The UAE has been more or less an innocent bystander for a change through that correction, so investors here may feel hard done by when they see their stocks being swept along in the same tide carrying global share prices downstream. But analysts and portfolio managers point out that sufficient lingering uncertainty exists about credit conditions in Dubai for investors to continue standing by too; they want to avoid the prospect of being let down again.
"We began to see reasons for a [macroeconomic] recovery in the region to be in place" last autumn, said Simon Williams, chief economist for the Middle East and North Africa at HSBC. He cited a rebound in energy prices and an easing of the logjam in bank lending. "We thought that created a positive environment for equity and credit markets." The inelegant handling of the Dubai debt difficulties caused him to second-guess that assessment. "We had been looking for stabilisation for 2010, but we're not expecting that anymore," Mr Williams said. "We think 2010 is going to be a very difficult year for Dubai because of the way the debt situation has evolved. Access to funding will be difficult, and confidence locally and internationally has taken a severe hit."
True enough, but as Oliver Bell, a manager of emerging market equity portfolios for Pictet Asset Management, points out, Dubai is only a small part of the Middle East and a part unlike most of the rest of the region, which is less showy and more financially sound. "Everyone focuses on what Dubai has done, but it's just one million people out of 300 million," Mr Bell said. "It's very misleading and misses the fact that the rest of the region has ongoing surpluses and deep pockets. The systemic risk hasn't been as bad."

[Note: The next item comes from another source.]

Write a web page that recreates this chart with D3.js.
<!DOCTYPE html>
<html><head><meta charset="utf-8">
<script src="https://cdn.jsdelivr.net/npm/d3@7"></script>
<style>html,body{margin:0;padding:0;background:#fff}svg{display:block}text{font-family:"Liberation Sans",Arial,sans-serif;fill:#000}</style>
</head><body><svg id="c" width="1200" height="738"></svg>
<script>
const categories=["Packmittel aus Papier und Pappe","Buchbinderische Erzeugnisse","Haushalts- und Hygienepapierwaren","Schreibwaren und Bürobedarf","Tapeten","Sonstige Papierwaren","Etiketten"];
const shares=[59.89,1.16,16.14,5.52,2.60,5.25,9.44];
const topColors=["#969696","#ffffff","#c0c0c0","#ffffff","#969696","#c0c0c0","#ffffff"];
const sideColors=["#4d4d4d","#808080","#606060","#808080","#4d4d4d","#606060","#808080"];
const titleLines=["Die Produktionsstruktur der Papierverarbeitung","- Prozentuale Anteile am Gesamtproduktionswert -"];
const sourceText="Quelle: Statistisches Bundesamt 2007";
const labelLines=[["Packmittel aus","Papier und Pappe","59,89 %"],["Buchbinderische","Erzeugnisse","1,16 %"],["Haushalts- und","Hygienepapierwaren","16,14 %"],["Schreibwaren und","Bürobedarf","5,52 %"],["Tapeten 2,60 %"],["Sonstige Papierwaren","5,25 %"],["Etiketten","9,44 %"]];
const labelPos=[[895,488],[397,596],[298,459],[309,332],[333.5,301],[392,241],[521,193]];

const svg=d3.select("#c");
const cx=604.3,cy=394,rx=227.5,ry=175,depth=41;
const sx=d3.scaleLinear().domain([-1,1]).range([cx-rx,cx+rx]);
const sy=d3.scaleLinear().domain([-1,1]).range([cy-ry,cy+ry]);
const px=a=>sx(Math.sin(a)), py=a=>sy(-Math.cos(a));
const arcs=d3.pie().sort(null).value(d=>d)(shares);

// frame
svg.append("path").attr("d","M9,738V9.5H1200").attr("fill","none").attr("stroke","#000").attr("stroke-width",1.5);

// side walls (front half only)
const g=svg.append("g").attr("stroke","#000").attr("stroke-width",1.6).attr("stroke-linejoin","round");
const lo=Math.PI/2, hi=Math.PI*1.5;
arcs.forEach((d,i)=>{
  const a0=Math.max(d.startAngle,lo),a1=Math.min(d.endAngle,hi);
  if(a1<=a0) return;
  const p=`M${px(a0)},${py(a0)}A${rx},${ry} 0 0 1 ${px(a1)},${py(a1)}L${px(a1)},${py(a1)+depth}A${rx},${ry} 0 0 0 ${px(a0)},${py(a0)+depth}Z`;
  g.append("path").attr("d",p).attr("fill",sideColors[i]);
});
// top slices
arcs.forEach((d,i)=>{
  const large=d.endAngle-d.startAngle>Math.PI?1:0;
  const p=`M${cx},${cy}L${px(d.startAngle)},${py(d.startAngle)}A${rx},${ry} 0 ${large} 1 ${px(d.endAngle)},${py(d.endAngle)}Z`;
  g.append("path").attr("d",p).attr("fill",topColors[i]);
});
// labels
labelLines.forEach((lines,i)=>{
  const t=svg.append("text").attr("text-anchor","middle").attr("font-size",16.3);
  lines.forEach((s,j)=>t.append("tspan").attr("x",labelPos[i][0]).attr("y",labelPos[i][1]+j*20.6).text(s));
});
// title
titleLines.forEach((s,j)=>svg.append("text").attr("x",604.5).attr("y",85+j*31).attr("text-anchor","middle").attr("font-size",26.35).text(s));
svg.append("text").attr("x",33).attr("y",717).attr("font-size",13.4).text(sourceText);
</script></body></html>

Farid Samji, lead manager of a Credit Suisse fund focusing on Middle East and North African shares, echoed those sentiments. "Dubai is not a proxy for the MENA region," he said. "When investors heard the bad news about Dubai [in November], it left a bad taste in their mouths, but Dubai is a mere 6 per cent of the region's [economic output]. We have decent countries around here." Ones that he expects to provide decent opportunities for investors in the next year include Abu Dhabi, Saudi Arabia and Qatar, which he described as "strategic overweights."
Mr Bell likewise contends that Gulf stock markets do not reflect the generally benign backdrop. "We're fairly comfortable that business prospects are really good for companies in the Gulf, but price-earnings multiples have been down at 4 to 5 when they had been 10 to 12," he said. "Valuations are some way off what they should be based on future growth levels." Other investors may be coming around to his and Mr Samji's way of thinking. Share indices elsewhere in the Gulf have bucked the downward trend in force in much of the rest of the world lately. The Tadawul All-Share recently sported a 5.7 per cent gain for 2010, and the Kuwait Stock Exchange Price Index was up 5.3 per cent.

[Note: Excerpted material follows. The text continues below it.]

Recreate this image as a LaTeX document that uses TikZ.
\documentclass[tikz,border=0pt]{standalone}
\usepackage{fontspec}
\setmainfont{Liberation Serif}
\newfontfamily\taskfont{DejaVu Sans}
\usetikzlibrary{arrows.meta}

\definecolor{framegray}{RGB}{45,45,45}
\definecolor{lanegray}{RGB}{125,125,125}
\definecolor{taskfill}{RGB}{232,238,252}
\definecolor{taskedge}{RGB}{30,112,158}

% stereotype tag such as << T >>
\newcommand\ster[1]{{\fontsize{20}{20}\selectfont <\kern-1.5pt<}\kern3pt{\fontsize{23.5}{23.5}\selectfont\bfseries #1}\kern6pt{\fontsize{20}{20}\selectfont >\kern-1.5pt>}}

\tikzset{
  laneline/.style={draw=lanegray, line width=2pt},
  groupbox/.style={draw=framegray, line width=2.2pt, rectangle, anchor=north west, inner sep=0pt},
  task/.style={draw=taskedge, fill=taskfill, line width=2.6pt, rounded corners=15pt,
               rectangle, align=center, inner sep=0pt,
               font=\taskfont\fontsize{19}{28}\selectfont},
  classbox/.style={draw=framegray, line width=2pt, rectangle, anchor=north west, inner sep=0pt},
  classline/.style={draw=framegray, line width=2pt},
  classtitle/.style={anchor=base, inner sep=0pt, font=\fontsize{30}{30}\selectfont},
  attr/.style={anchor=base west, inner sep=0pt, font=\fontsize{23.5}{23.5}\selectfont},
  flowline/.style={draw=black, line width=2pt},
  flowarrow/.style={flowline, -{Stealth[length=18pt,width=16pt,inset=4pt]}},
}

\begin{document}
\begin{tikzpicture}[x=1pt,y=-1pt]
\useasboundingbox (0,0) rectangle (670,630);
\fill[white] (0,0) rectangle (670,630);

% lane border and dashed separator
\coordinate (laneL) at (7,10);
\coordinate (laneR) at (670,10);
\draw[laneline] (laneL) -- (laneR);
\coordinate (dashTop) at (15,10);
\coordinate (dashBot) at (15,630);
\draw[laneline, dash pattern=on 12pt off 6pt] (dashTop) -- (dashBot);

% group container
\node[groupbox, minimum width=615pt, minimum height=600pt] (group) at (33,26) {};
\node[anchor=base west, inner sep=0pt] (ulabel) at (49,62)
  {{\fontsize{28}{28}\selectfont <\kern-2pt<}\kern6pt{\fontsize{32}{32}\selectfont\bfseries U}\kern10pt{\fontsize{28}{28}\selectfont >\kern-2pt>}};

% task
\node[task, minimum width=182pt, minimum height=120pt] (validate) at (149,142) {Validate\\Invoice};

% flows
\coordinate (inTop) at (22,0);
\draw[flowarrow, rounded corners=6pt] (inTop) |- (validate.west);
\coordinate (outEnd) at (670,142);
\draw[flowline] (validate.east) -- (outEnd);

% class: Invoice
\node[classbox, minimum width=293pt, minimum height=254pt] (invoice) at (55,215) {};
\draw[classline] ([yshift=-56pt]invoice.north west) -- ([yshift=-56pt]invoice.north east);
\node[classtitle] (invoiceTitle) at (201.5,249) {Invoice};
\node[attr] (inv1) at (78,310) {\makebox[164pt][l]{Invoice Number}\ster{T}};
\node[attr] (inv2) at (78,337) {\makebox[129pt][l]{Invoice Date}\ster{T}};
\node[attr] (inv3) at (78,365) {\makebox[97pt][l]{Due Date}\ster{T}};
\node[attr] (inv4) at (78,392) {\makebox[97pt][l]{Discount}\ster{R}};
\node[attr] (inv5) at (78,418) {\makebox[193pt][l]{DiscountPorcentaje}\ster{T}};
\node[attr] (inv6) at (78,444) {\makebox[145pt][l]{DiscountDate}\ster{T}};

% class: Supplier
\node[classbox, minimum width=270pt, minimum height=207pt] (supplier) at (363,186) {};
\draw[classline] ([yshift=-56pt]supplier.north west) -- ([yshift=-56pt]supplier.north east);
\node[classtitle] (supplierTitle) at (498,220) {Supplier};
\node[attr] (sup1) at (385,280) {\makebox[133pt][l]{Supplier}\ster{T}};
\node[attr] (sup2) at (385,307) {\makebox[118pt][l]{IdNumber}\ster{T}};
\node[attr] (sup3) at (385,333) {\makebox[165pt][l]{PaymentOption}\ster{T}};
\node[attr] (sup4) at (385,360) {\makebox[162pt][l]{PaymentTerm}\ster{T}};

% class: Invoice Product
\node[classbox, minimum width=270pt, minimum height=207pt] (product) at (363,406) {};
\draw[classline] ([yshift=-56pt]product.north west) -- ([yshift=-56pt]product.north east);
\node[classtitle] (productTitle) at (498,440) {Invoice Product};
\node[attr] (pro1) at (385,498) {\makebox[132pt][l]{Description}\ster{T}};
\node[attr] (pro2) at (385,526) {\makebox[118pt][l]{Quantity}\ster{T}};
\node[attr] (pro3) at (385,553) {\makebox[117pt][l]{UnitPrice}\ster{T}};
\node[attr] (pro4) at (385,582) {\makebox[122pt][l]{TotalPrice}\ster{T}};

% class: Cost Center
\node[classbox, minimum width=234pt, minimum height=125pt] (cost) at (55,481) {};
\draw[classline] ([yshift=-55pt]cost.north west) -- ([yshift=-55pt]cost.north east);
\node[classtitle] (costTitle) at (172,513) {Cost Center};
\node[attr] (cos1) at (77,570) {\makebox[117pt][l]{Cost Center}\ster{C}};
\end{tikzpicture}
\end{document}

Mr Bell finds some encouraging signs within Dubai, too, including efforts to diversify the emirate's economy away from property and affiliated industries like construction and banking. He highlighted Dubai's efforts to "sell itself as an east-west hub," with the port operator DP World and Aramex, a transportation and logistics company that Mr Bell likened to a "DHL Lite," assuming leading roles. The Dubai debt situation, meanwhile, has shown signs of improvement since the most acute phase of the crisis passed. The Dubai government was reported last month to have chosen not to assume preferred creditor status in the restructuring of Dubai World. That is expected to assuage the concern and anger of bank creditors and smooth the path to a successful workout.

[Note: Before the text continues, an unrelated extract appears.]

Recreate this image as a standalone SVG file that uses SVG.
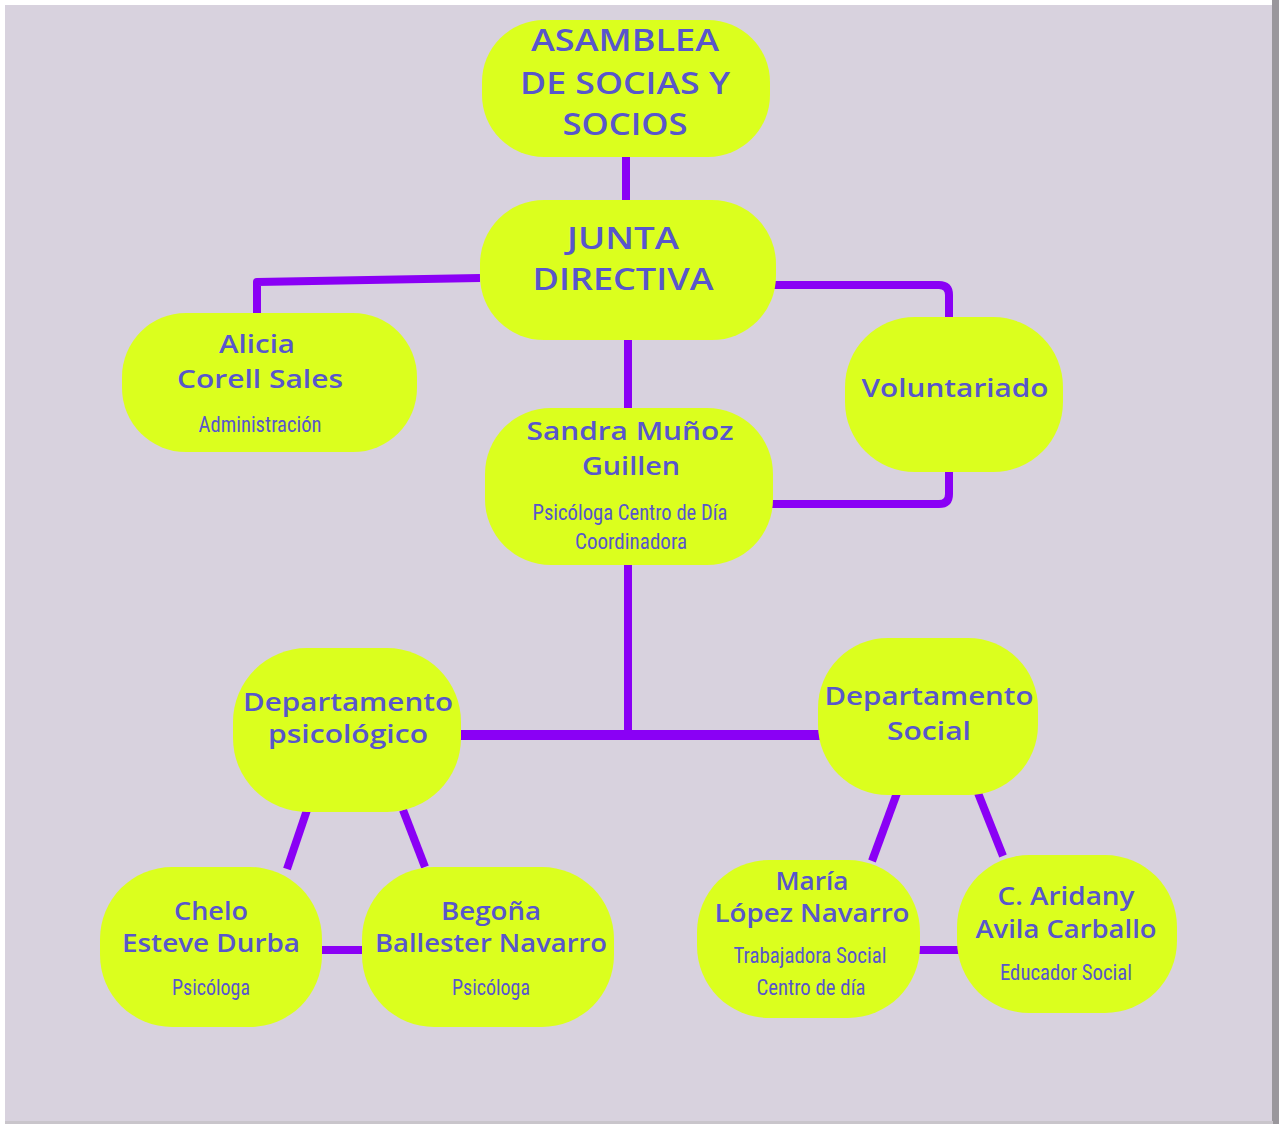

That is important because, while Dubai may be a small part of the region, it's the part that tends to capture the attention of foreign investors. The lingering, albeit possibly diminishing, tribulations there have meant that the region is not capturing much investment to go with that attention. The Institute of International Finance, a trade group for global banks, estimates that net private capital flows to the Middle East and Africa plunged 59 per cent in 2009, to $43 billion, with the UAE and Egypt accounting for much of the drop. Net portfolio investment was essentially flat.
That jibes with observations in a recent study of the Middle East fund industry by Standard & Poor's. The chronically weak performance of stock markets has been a double whammy for funds in the region, causing asset bases to shrink from falling share prices and from withdrawals by clients, notably foreigners, who have had enough and don't want to play anymore. The atrophying investor bases result in higher expenses as fixed costs are spread over fewer dollars under management. That reduces the popularity of some funds further and could make them not worth the trouble to keep open.
"The majority of teams in this region manage far less than $1 billion," the S&P study says. "While fees are higher in this part of the world than in Europe or the US, reaching critical mass is increasingly becoming a problem. Most single-country funds in this review have less than $10 million under management and might at some point become unviable to manage." This long-term erosion of confidence and the more recent discrepant performances across Middle East stock markets make it more likely that investors who stick around in the region will become more circumspect and selective. Some investment advisors caution that they and their peers will take particular care about which companies and markets they buy, if they buy anything at all.
"I don't think buy and hold is going to work for our markets," said Mr Samji, the Credit Suisse portfolio manager. "There won't be the major trends that we saw in the last few years. There's a lot of volatility and a lot of distinction between companies within each sector. It's going to be a stock-picking market." He expects the stocks that get picked to be the ones of more financially sound companies.
"People want solid, robust balance sheets," he said. "They want to see where you stand on the debt side; they want to see bottom-line earnings." That caution probably will persist for several months until it becomes clear that economies and financial systems are on a firmer footing. "There's still a bit of bad news to come, so fund managers are playing it safe," Mr Samji said. "In these times you would rather not be an aggressive player in the market."